The number of people in the world who can be said in “energy poverty,” that is, with little or no modern energy available, is around 3 billion. About 1.5 billion people, according to some estimates, have no electricity at all, and most of the three billion rely on extremely low-tech or non-tech sources of energy for basic needs of cooking and warmth, meaning they burn, wood, straw, or dried animal dung. The smoke and air pollution from these low- and no-tech energy sources are terrible for human health, and for the local environment (especially if people are chopping down every tree in sight).
Naturally Western eco-imperialist do-gooders are horrified at the idea of building power plants, dams, and electricity grids for the world’s poor, and offered as their magic solution “Clean Cookstoves,” complete with a “public-private partnership” launched by Hillary Clinton! These mini-stoves were supposed to provide “clean and cheap” energy for very poor people in the developing world. Almost 30 million of these magic stoves have been distributed since 2010.
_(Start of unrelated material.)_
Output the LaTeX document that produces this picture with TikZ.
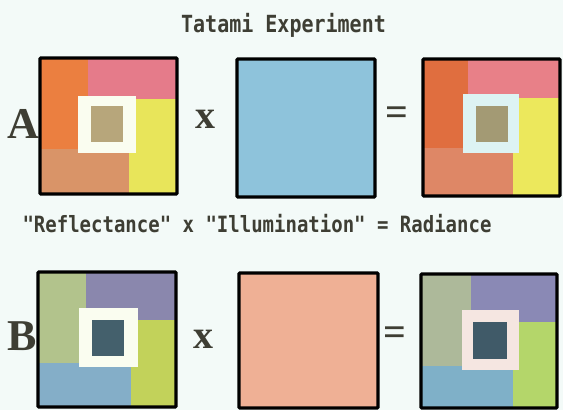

Here’s what the Washington Post reported about them last fall:
Of those 28 million cookstoves, only 8.2 million — the ones that run on electricity or burn liquid fuels including liquefied petroleum gas (LPG), ethanol and biogas — meet the health guidelines for indoor emissions set by the WHO. The vast majority of the stoves burn wood, charcoal, animal dung or agricultural waste — and aren’t, therefore, nearly as healthy as promised. Although these cookstoves produce fewer emissions than open fires, burning biomass fuels in them still releases plenty of toxins. “As yet, no biomass stove in the world is clean enough to be truly health protective in household use,” says Kirk Smith, a professor of global environmental health at the University of California at Berkeley and the leading health researcher on cookstoves.
That’s not the only problem with the stoves. Some perform well in the lab but not in the field. Others crack or break under constant heat. The best cookstoves burning clean fuels won’t protect poor families from disease if those who use them continue to cook over open fires as well — which many do. “They’re not the big solution, unfortunately, that we thought they were going to be,” says Rema Hanna, a Harvard economist who led “Up in Smoke,”the most extensive field study to date on this subject. . .
“We know what works,” says Kirk Smith, the Berkeley professor, who has worked on cookstoves for 35 years. “It’s gas or electricity or both. Why are we pushing these strange new gadgets that we never use here?”
There’s really no mystery here, is there?